In a further attempt to ease the pressure on the dollar and decrease the outflow of the Central Bank's foreign currency reserves, the Argentine government ordered insurance companies to repatriate their foreign investments.
On Wednesday the Central Bank (BCRA) issued a special decree so that all export revenues generated by both mining and energy sectors remain in Argentina to be negotiated at the local foreign exchange market.
The measure was ratified by the national government through decree 1,722/2011 published in the Official Gazette, and aims to flood the local markets with fresh dollars in an attempt to control both late high demand of the US currency, and growing inflation.
Likewise the decree leaves without effect decree number 753 signed in 2004 by former President Néstor Kirchner authorizing mining and oil and gas companies to take their export revenues overseas, and shadowing decree 2,581 signed in 1964 by former President Arturo Illia (Radical Party) ordering energy companies to place all export revenues within the local market.
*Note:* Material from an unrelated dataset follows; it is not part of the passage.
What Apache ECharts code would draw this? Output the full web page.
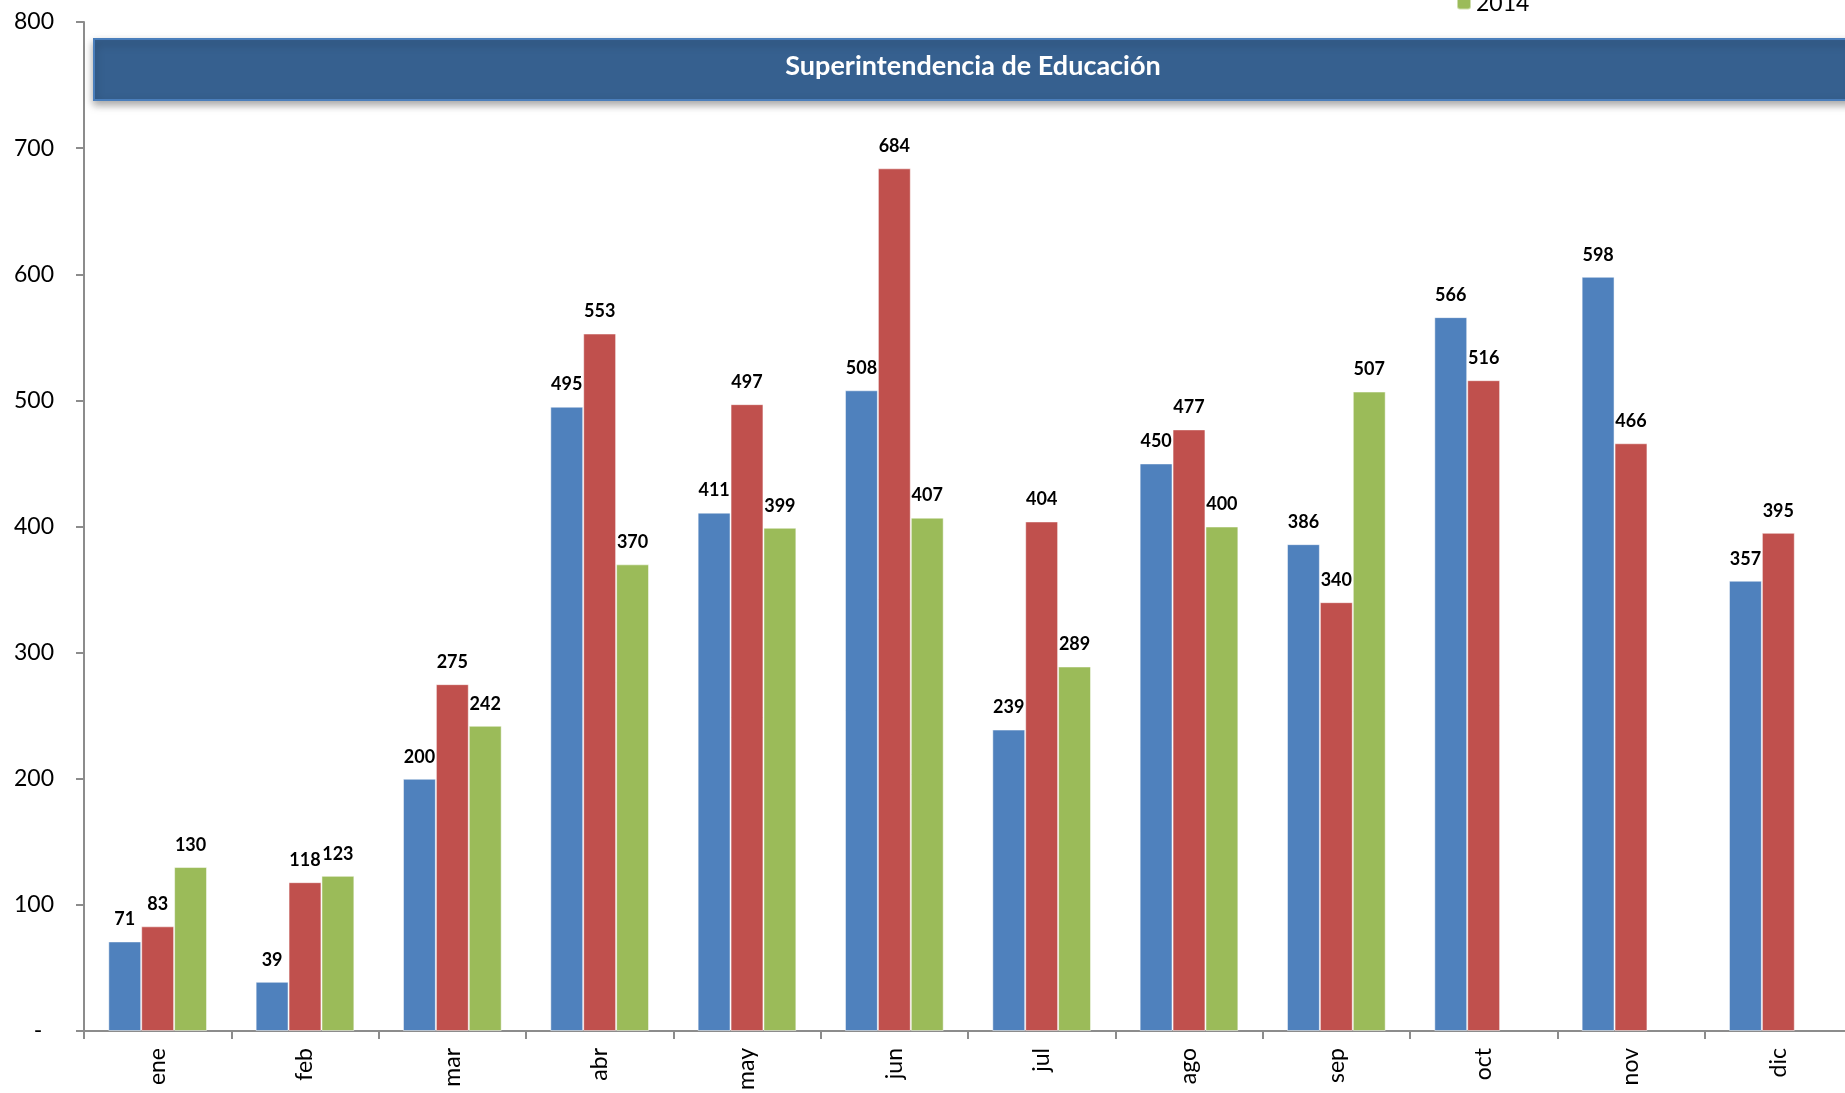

The decree, signed by President Cristina Fernández de Kirchner, Chief of Staff Aníbal Fernández, and Economy Minister Amado Boudou, establishes that “all foreign currency revenues obtained from exports made by mining and oil and gas companies must be negotiated within the local foreign exchange market.”
Furthermore, the decree explains that it seeks to achieve an equal treatment for all industries within the country. Thus, mining and energy companies will receive same treatment as the agricultural sector in terms of being force to leave all export revenues within the country.
Sources have estimated the measure will represent a boost of between 3 and 4 billion dollars.
In the build up to last Sunday’s election many Argentines turned to convert their savings in dollars, and it is estimated that the BCRA lost 3 billion dollars in reserves. However this is only the tip of the iceberg of a major drain in capital outflow that economists have estimated in 20 billion dollars so far this year, and 73 billion in the last four years.
Although the Argentine economy has been booming many agents feel the government is increasingly intervening in the economy, costs are soaring under pressure from strong unions and an adjustment to the whole system of subsidies to public utilities services, which absorbs billions of dollars is anticipated.